In arguing its position, the DOJ relied heavily on Judge Jeffrey Sutton’s concurrence in the Sixth Circuit’s Thomas More decision, which upheld constitutionality of the law. In response to the Eleventh Circuit majority’s assertion that the minimum coverage provision amounts to regulation of inactivity, the DOJ quoted Judge Sutton concurrence: “As Judge Sutton explained. . . ‘no one is inactive when deciding how to pay for health care, as self-insurance and private insurance are two forms of action for addressing the same risk.’” The DOJ also pointed to Judge Sutton’s dismissal of the timing issue focused on by the Eleventh Circuit, since, as he pointed out, requiring the purchase of insurance at the time that health care is needed would be even more coercive than a mandate disconnected from the need for care.

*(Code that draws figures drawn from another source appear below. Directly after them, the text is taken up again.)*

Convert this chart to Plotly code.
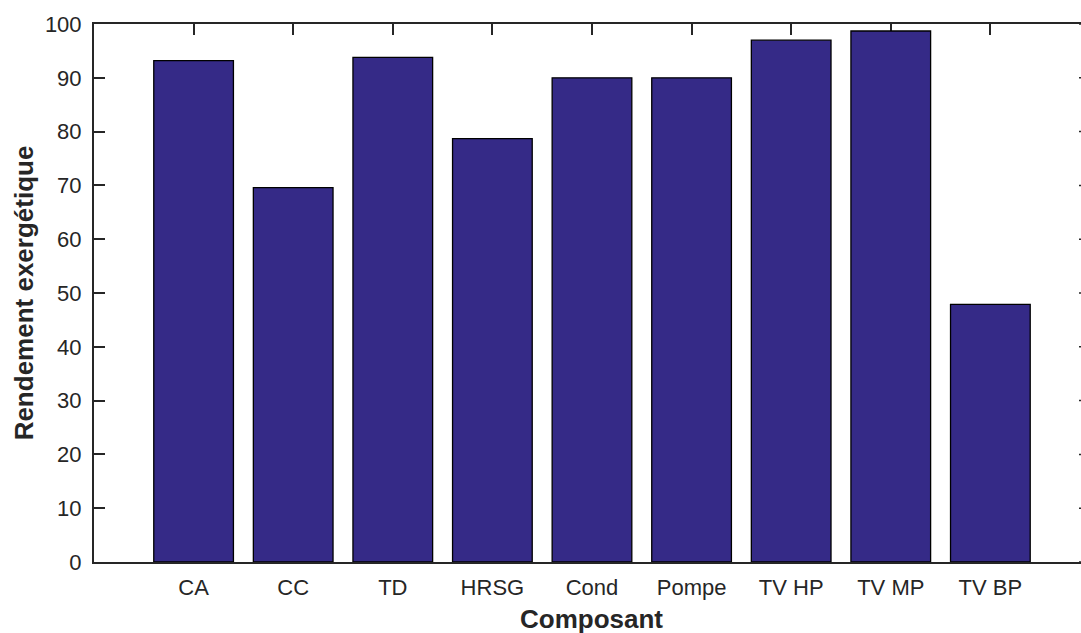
import plotly.graph_objects as go

# Exergy efficiency per component
composants = ["CA", "CC", "TD", "HRSG", "Cond", "Pompe", "TV HP", "TV MP", "TV BP"]
rendement = [93.2, 69.6, 93.8, 78.7, 90.0, 90.0, 97.0, 98.7, 47.9]
y_ticks = [0, 10, 20, 30, 40, 50, 60, 70, 80, 90, 100]

positions = list(range(1, len(composants) + 1))
x_full = [0, len(composants) + 1]        # full axis extent (box edges)
x_range = [0, 9.91]                      # visible part of the axis
y_range = [0, 100]
ink = "#262626"
font_family = "Liberation Sans, Arial, sans-serif"

fig = go.Figure()
fig.add_trace(go.Bar(
    x=positions,
    y=rendement,
    width=0.8,
    marker=dict(color="#352A87", line=dict(color="#000000", width=1.3)),
    hoverinfo="x+y",
    showlegend=False,
))

# visible stub of the right-hand y ticks at the edge of the page
tick_shapes = [
    dict(
        type="line", xref="paper", yref="y", xsizemode="pixel", xanchor=1,
        x0=-2, x1=0, y0=v, y1=v, line=dict(color=ink, width=1.5),
    )
    for v in y_ticks
]

fig.update_layout(
    width=1081,
    height=633,
    margin=dict(l=94, r=0, t=24, b=71),
    paper_bgcolor="white",
    plot_bgcolor="white",
    font=dict(family=font_family, size=22, color=ink),
    bargap=0.2,
    shapes=tick_shapes,
    xaxis=dict(
        range=x_range,
        tickmode="array",
        tickvals=positions,
        ticktext=composants,
        ticks="inside",
        ticklen=11,
        tickwidth=1.5,
        tickcolor=ink,
        showline=True,
        mirror="ticks",
        linecolor=ink,
        linewidth=2,
        showgrid=False,
        zeroline=False,
        layer="below traces",
        ticklabelstandoff=5,
        tickfont=dict(size=22, color=ink),
    ),
    yaxis=dict(
        range=y_range,
        tickmode="array",
        tickvals=y_ticks,
        ticks="inside",
        ticklen=11,
        tickwidth=1.5,
        tickcolor=ink,
        showline=True,
        linecolor=ink,
        linewidth=2,
        showgrid=False,
        zeroline=False,
        ticklabelstandoff=6,
        tickfont=dict(size=22, color=ink),
        title=dict(text="<b>Rendement exergétique</b>", font=dict(size=26, color=ink), standoff=4),
    ),
    annotations=[dict(
        text="<b>Composant</b>",
        xref="x", yref="paper",
        x=sum(x_full) / 2, y=0,
        yshift=-57, yanchor="middle", xanchor="center",
        showarrow=False,
        font=dict(size=26, color=ink),
    )],
)

fig.write_html("out.html")
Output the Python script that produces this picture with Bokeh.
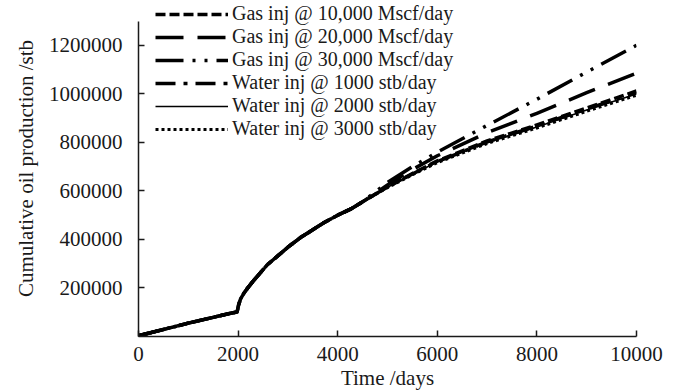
from bokeh.plotting import figure
from bokeh.models import Legend, LegendItem, Title, FixedTicker
from bokeh.embed import file_html
from bokeh.resources import INLINE

# Shared history: primary depletion, then injection start near day 1980
days_early = [0, 500, 1000, 1500, 1850, 1980, 2010, 2050, 2115, 2200, 2310,
              2584, 3000, 3253, 3500, 3721, 4000, 4257, 4500]
cum_early = [3000, 29000, 55000, 79000, 96000, 101000, 130000, 155000, 178000,
             202000, 230000, 295000, 368000, 408000, 440000, 469000, 500000,
             525000, 555000]

# Forecast period, per injection case
days_late = [5000, 5500, 6000, 7000, 8000, 9000, 10000]
gas_10000 = [617000, 672000, 724000, 806000, 872000, 942000, 1012000]
gas_20000 = [625000, 688000, 745000, 840000, 920000, 1005000, 1085000]
gas_30000 = [635000, 700000, 760000, 870000, 978000, 1090000, 1200000]
water_1000 = [616000, 670000, 721000, 802000, 868000, 938000, 1006000]
water_2000 = [615000, 669000, 719000, 799000, 864000, 934000, 1000000]
water_3000 = [614000, 667000, 717000, 796000, 860000, 929000, 995000]

labels = ["Gas inj @ 10,000 Mscf/day", "Gas inj @ 20,000 Mscf/day",
          "Gas inj @ 30,000 Mscf/day", "Water inj @ 1000 stb/day",
          "Water inj @ 2000 stb/day", "Water inj @ 3000 stb/day"]
series = [gas_10000, gas_20000, gas_30000, water_1000, water_2000, water_3000]
dashes = ["10 4", "28 14", "28 9 3 9 3 9", "20 8 4 8", "solid", "3 3"]
widths = [3.5, 3.5, 3.5, 3.5, 1.6, 3.2]

x_ticks = [0, 2000, 4000, 6000, 8000, 10000]
y_ticks = [200000, 400000, 600000, 800000, 1000000, 1200000]

FONT = "Liberation Serif"
INK = "#1a1a1a"

# headroom above the axis so the legend can sit above its top end
p = figure(width=687, height=392, x_range=(0, 10000), y_range=(0, 1385000),
           output_backend="svg", toolbar_location=None,
           min_border_left=138, min_border_right=51, min_border_top=0,
           min_border_bottom=56)
p.outline_line_color = None
p.xgrid.visible = False
p.ygrid.visible = False
p.background_fill_color = "white"
p.border_fill_color = "white"

items = []
for lab, ys, dash, w in zip(labels, series, dashes, widths):
    r = p.line(days_early + days_late, cum_early + ys, line_color="black",
               line_width=w, line_dash=dash, line_join="round")
    items.append(LegendItem(label=lab, renderers=[r]))

# axes
for ax in (p.xaxis[0], p.yaxis[0]):
    ax.axis_line_color = INK
    ax.axis_line_width = 1.5
    ax.major_tick_line_color = INK
    ax.major_tick_line_width = 1.5
    ax.major_tick_in = 6
    ax.major_tick_out = 0
    ax.minor_tick_line_color = None
    ax.major_label_text_font = FONT
    ax.major_label_text_font_size = "21px"
    ax.major_label_text_color = INK

p.yaxis.bounds = (0, 1300000)
p.xaxis.ticker = FixedTicker(ticks=x_ticks)
p.yaxis.ticker = FixedTicker(ticks=y_ticks)
p.xaxis.major_label_standoff = 10
p.yaxis.major_label_standoff = 16
p.yaxis.formatter.use_scientific = False

p.yaxis.axis_label = "Cumulative oil production /stb"
p.yaxis.axis_label_text_font = FONT
p.yaxis.axis_label_text_font_size = "21px"
p.yaxis.axis_label_text_font_style = "normal"
p.yaxis.axis_label_text_color = INK
p.yaxis.axis_label_standoff = 8

# x-axis title, set slightly right of centre
p.add_layout(Title(text="Time /days", align="center", offset=26, standoff=0,
                   text_font=FONT, text_font_size="21px",
                   text_font_style="normal", text_color=INK), "below")

legend = Legend(items=items, location=(17, 196), orientation="vertical",
                background_fill_alpha=0, border_line_color=None,
                padding=0, margin=0, spacing=0,
                glyph_width=73, glyph_height=22, label_height=22,
                label_standoff=4,
                label_text_font=FONT, label_text_font_size="20px",
                label_text_color=INK)
p.add_layout(legend, "center")

open("out.html", "w").write(file_html(p, INLINE))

In addition to its Commerce Clause and “Necessary and Proper” arguments, the government also reiterated the status of the minimum coverage provision as a tax and thus, the independent Constitutional basis for the law as an exercise of Congress’ taxing powers.
The Anti-Injunction Act (AIA) Argument
The AIA bars the federal courts from hearing lawsuits “for the purpose of restraining the assessment or collection of any tax.” The question of whether the minimum coverage requirement is a tax that should have triggered the AIA bar has been an issue in several courts. For this reason, the DOJ also asked the Court to consider whether the AIA in fact precludes judicial review in this case until 2015 at the earliest, when the initial tax penalties first would be imposed on non-exempt people. Interestingly the government did not in fact rely on the AIA to argue for dismissal in the Florida case, although the government had raised the AIA at the district court stage and had lost. Indeed, when it was asked for its views on the AIA by the Fourth Circuit court of appeals in Liberty University v. Geithner, the government argued that it had reconsidered its views and that the AIA did not bar the court from hearing the case. But because the Fourth Circuit found that the AIA did act as a bar while the Sixth Circuit in Thomas More did not, the DOJ also sought resolution of this question. Because the DOJ is on record arguing that the AIA does not apply, it recommended that the Court appoint an amicus to brief and argue the opposite view.